Prior research has shown that people who undergo surgery to lose weight, such as gastric bypass, have an increased risk for bone fractures. One study, for example, showed a 1.8-fold increased risk of fracture compared to the general population.
But further analysis showed the risk was actually closer to 2.3 times greater, according to the study to be presented Saturday at the Endocrine's Society's annual meeting in Boston.
Researchers noted the odds of breaking the feet or hands are even higher -- about three times higher than normal.
"A negative effect on bone health that may increase the risk of fractures is an important consideration for people considering bariatric surgery and those who have undergone bariatric surgery," said study author Kelly Nakamura, medical student at Mayo Clinic College of Medicine in Rochester, Minn., in a news release.
In following 258 patients who had bariatric surgery, researchers found that 79 of them had 132 fractures over the course of nine years. On average, the first break happened about six years after surgery. The study noted patients who got more physical activity before surgery had a lower risk of fracture than those who were more sedentary.
The study's authors pointed out the increased risk of bone fracture does not necessarily coincide with a greater risk for developing osteoporosis, the age-related bone-thinning disease.
As a result, they said, drugs used to treat osteoporosis may not be appropriate for these patients.
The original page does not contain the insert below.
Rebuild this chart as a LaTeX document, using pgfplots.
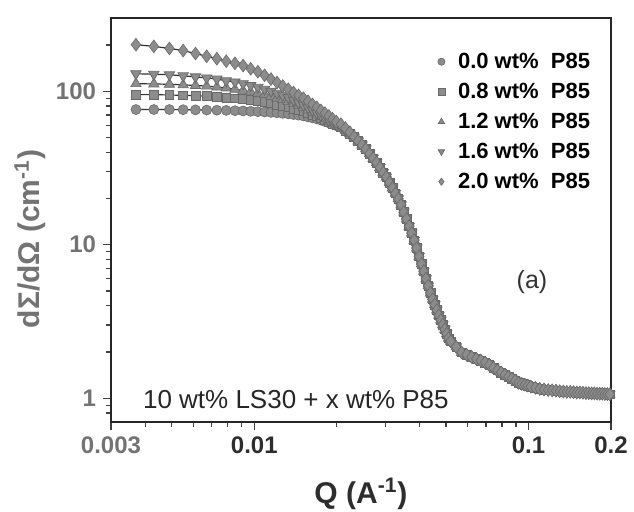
\documentclass[border=0pt]{standalone}
\usepackage{fontspec}
\setmainfont{Liberation Sans}
\usepackage{pgfplots}
\pgfplotsset{compat=1.18}
\usepackage{pgfplotstable}
\definecolor{mk}{RGB}{140,140,140}
\definecolor{mkd}{RGB}{105,105,105}
\definecolor{fitc}{RGB}{50,50,50}
\definecolor{ylab}{RGB}{115,115,115}
\definecolor{xlab}{RGB}{45,45,45}

\pgfplotstableread{
Q a b c d e
0.0037 76 95 112 130 201
0.0043 76 95 111.5 129 196
0.0049 76 94.5 111 128 190
0.0055 75.8 94 110 126 184
0.0061 75.6 93.5 109 124 176
0.0067 75.4 93 108 122 169
0.0073 75.2 92 106.5 120 163
0.0079 75 91 105 117 157
0.0085 74.7 90 103 115 152
0.0091 74.4 89 101 112 147
0.0097 74 88 99 109 140
0.0103 73.6 86.5 97 106 134
0.0109 73.2 85 95 103 127
0.0115 72.8 83.5 92.5 100 120
0.0121 72.3 82 90 97 114
0.0127 71.8 80.5 88 94 108
0.0133 71.2 79 85.5 91 103
0.0139 70.5 77 83 87.5 98
0.0145 69.8 75.5 80.5 84 94
0.0151 69 74 78 81 90
0.0157 68 72 75.5 78 86
0.0163 67 70.5 73 75 82
0.0169 66 69 71 72 78.5
0.0175 64.8 67 68.5 69.5 75
0.0181 63.5 65 66.5 67 72
0.0187 62.2 63 64 64.5 69
0.0193 61 61.5 62 62.5 66
0.0199 59.7 60 60 60.5 63.5
0.0207 58.2 58.3 58.4 58.5 61
0.0215 55.5 55.5 55.6 55.6 57.5
0.0223 52.8 52.8 52.8 52.9 54
0.0231 50.2 50.2 50.2 50.2 50.6
0.0239 47.3 47.3 47.3 47.3 47.5
0.0247 44.6 44.6 44.6 44.6 44.6
0.0255 42.1 42.1 42.1 42.1 42.1
0.0263 39.2 39.2 39.2 39.2 39.2
0.0271 36.6 36.6 36.6 36.6 36.6
0.0279 34.3 34.3 34.3 34.3 34.3
0.0287 31.8 31.8 31.8 31.8 31.8
0.0295 29.5 29.5 29.5 29.5 29.5
0.0303 27.6 27.6 27.6 27.6 27.6
0.0311 25.4 25.4 25.4 25.4 25.4
0.0319 23.4 23.4 23.4 23.4 23.4
0.0327 21.6 21.6 21.6 21.6 21.6
0.0335 19.9 19.9 19.9 19.9 19.9
0.0343 18.2 18.2 18.2 18.2 18.2
0.0351 16.3 16.3 16.3 16.3 16.3
0.0359 14.7 14.7 14.7 14.7 14.7
0.0367 13.2 13.2 13.2 13.2 13.2
0.0375 11.9 11.9 11.9 11.9 11.9
0.0383 10.7 10.7 10.7 10.7 10.7
0.0391 9.5 9.5 9.5 9.5 9.5
0.0399 8.4 8.4 8.4 8.4 8.4
0.0407 7.5 7.5 7.5 7.5 7.5
0.0415 6.71 6.71 6.71 6.71 6.71
0.0423 6.00 6.00 6.00 6.00 6.00
0.0431 5.39 5.39 5.39 5.39 5.39
0.0439 4.85 4.85 4.85 4.85 4.85
0.0447 4.41 4.41 4.41 4.41 4.41
0.0455 4.07 4.07 4.07 4.07 4.07
0.0463 3.75 3.75 3.75 3.75 3.75
0.0471 3.47 3.47 3.47 3.47 3.47
0.0479 3.23 3.23 3.23 3.23 3.23
0.0487 3.01 3.01 3.01 3.01 3.01
0.0495 2.81 2.81 2.81 2.81 2.81
0.0503 2.63 2.63 2.63 2.63 2.63
0.0511 2.46 2.46 2.46 2.46 2.46
0.0520 2.35 2.35 2.35 2.35 2.35
0.0545 2.16 2.16 2.16 2.16 2.16
0.0570 1.99 1.99 1.99 1.99 1.99
0.0595 1.92 1.92 1.92 1.92 1.92
0.0620 1.86 1.86 1.86 1.86 1.86
0.0645 1.81 1.81 1.81 1.81 1.81
0.0670 1.76 1.76 1.76 1.76 1.76
0.0695 1.71 1.71 1.71 1.71 1.71
0.0720 1.65 1.65 1.65 1.65 1.65
0.0745 1.58 1.58 1.58 1.58 1.58
0.0770 1.52 1.52 1.52 1.52 1.52
0.0795 1.47 1.47 1.47 1.47 1.47
0.0820 1.42 1.42 1.42 1.42 1.42
0.0845 1.38 1.38 1.38 1.38 1.38
0.0870 1.34 1.34 1.34 1.34 1.34
0.0895 1.30 1.30 1.30 1.30 1.30
0.0920 1.26 1.26 1.26 1.26 1.26
0.0945 1.24 1.24 1.24 1.24 1.24
0.0970 1.225 1.225 1.225 1.225 1.225
0.0995 1.21 1.21 1.21 1.21 1.21
0.102 1.19 1.19 1.19 1.19 1.19
0.106 1.17 1.17 1.17 1.17 1.17
0.110 1.15 1.15 1.15 1.15 1.15
0.114 1.14 1.14 1.14 1.14 1.14
0.118 1.13 1.13 1.13 1.13 1.13
0.122 1.125 1.125 1.125 1.125 1.125
0.126 1.12 1.12 1.12 1.12 1.12
0.130 1.11 1.11 1.11 1.11 1.11
0.134 1.105 1.105 1.105 1.105 1.105
0.138 1.10 1.10 1.10 1.10 1.10
0.142 1.10 1.10 1.10 1.10 1.10
0.146 1.095 1.095 1.095 1.095 1.095
0.150 1.09 1.09 1.09 1.09 1.09
0.154 1.09 1.09 1.09 1.09 1.09
0.158 1.085 1.085 1.085 1.085 1.085
0.162 1.08 1.08 1.08 1.08 1.08
0.166 1.08 1.08 1.08 1.08 1.08
0.170 1.075 1.075 1.075 1.075 1.075
0.174 1.075 1.075 1.075 1.075 1.075
0.178 1.07 1.07 1.07 1.07 1.07
0.182 1.07 1.07 1.07 1.07 1.07
0.186 1.07 1.07 1.07 1.07 1.07
0.190 1.065 1.065 1.065 1.065 1.065
0.194 1.065 1.065 1.065 1.065 1.065
0.198 1.06 1.06 1.06 1.06 1.06
}\datatab

\begin{document}
\begin{tikzpicture}
\useasboundingbox (-55.5pt,-45pt) rectangle (261.5pt,211pt);
\begin{axis}[
  scale only axis, width=250pt, height=202pt,
  xmode=log, ymode=log,
  xmin=0.003, xmax=0.2, ymin=0.7, ymax=300,
  xtick={0.003,0.01,0.1,0.2},
  xticklabels={\textcolor{ylab}{0.003},0.01,0.1,0.2},
  ytick={1,10,100}, yticklabels={1,10,100},
  minor xtick={0.004,0.005,0.006,0.007,0.008,0.009,0.02,0.03,0.04,0.05,0.06,0.07,0.08,0.09},
  minor ytick={0.8,0.9,2,3,4,5,6,7,8,9,20,30,40,50,60,70,80,90,200},
  tick align=outside, tick pos=left,
  major tick length=4pt, minor tick length=2.5pt,
  axis line style={line width=1pt, black!85},
  every tick/.style={black!75, line width=0.6pt},
  /pgf/number format/assume math mode=true,
  tick label style={font=\bfseries\fontsize{12}{14}\selectfont},
  xticklabel style={text=xlab},
  yticklabel style={text=ylab},
  xlabel={Q (A\textsuperscript{-1})},
  xlabel style={font=\bfseries\fontsize{15}{18}\selectfont, text=xlab, at={(axis description cs:0.5,-0.178)}, anchor=center},
  ylabel={dΣ/dΩ (cm\textsuperscript{-1})},
  ylabel style={font=\bfseries\fontsize{15}{18}\selectfont, text=ylab, at={(axis description cs:-0.162,0.453)}, anchor=center},
  legend style={draw=none, fill=none, at={(axis description cs:0.975,0.93)}, anchor=north east,
    font=\bfseries\fontsize{11}{13}\selectfont, row sep=4pt,
    nodes={text height=8pt, text depth=1pt, inner sep=1pt},
    /tikz/every odd column/.append style={column sep=5.5pt}},
  legend cell align=left,
  legend image post style={mark size=1.8pt},
  every axis plot/.append style={mark options={fill=mk, draw=mkd, line width=0.3pt}},
]
\addplot[only marks, mark=*, mark size=2.5pt] table[x=Q, y=a] {\datatab};
\addlegendentry{0.0 wt\%\ \ P85}
\addplot[only marks, mark=square*, mark size=2.2pt] table[x=Q, y=b] {\datatab};
\addlegendentry{0.8 wt\%\ \ P85}
\addplot[only marks, mark=triangle*, mark size=3pt] table[x=Q, y=c] {\datatab};
\addlegendentry{1.2 wt\%\ \ P85}
\addplot[only marks, mark=triangle*, mark size=3pt, mark options={rotate=180, fill=mk, draw=mkd}] table[x=Q, y=d] {\datatab};
\addlegendentry{1.6 wt\%\ \ P85}
\addplot[only marks, mark=diamond*, mark size=3.2pt] table[x=Q, y=e] {\datatab};
\addlegendentry{2.0 wt\%\ \ P85}
\addplot[no marks, fitc, line width=0.6pt, forget plot] table[x=Q, y=a] {\datatab};
\addplot[no marks, fitc, line width=0.6pt, forget plot] table[x=Q, y=b] {\datatab};
\addplot[no marks, fitc, line width=0.6pt, forget plot] table[x=Q, y=c] {\datatab};
\addplot[no marks, fitc, line width=0.6pt, forget plot] table[x=Q, y=d] {\datatab};
\addplot[no marks, fitc, line width=0.6pt, forget plot] table[x=Q, y=e] {\datatab};
\node[font=\fontsize{12.5}{15}\selectfont, text=black!80] at (axis description cs:0.842,0.347) {(a)};
\node[anchor=west, font=\fontsize{13}{15}\selectfont, text=black!85] at (axis description cs:0.05,0.0545) {10 wt\% LS30 + x wt\% P85};
\end{axis}
\end{tikzpicture}
\end{document}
The researchers concluded additional studies are needed to not only explain the link between weight loss surgery and fractures but also to determine the best way to prevent these breaks from happening in the first place.
"Clinicians may need to consider measures to optimize bone health and reduce fracture risk after bariatric surgery, such as fall prevention and optimizing calcium and vitamin D nutrition," said the study's principal investigator, Dr. Kurt Kennel, assistant professor of medicine in the endocrinology division at Mayo Clinic, in the news release.
Because this study was presented at a medical meeting, the data and conclusions should be viewed as preliminary until published in a peer-reviewed journal.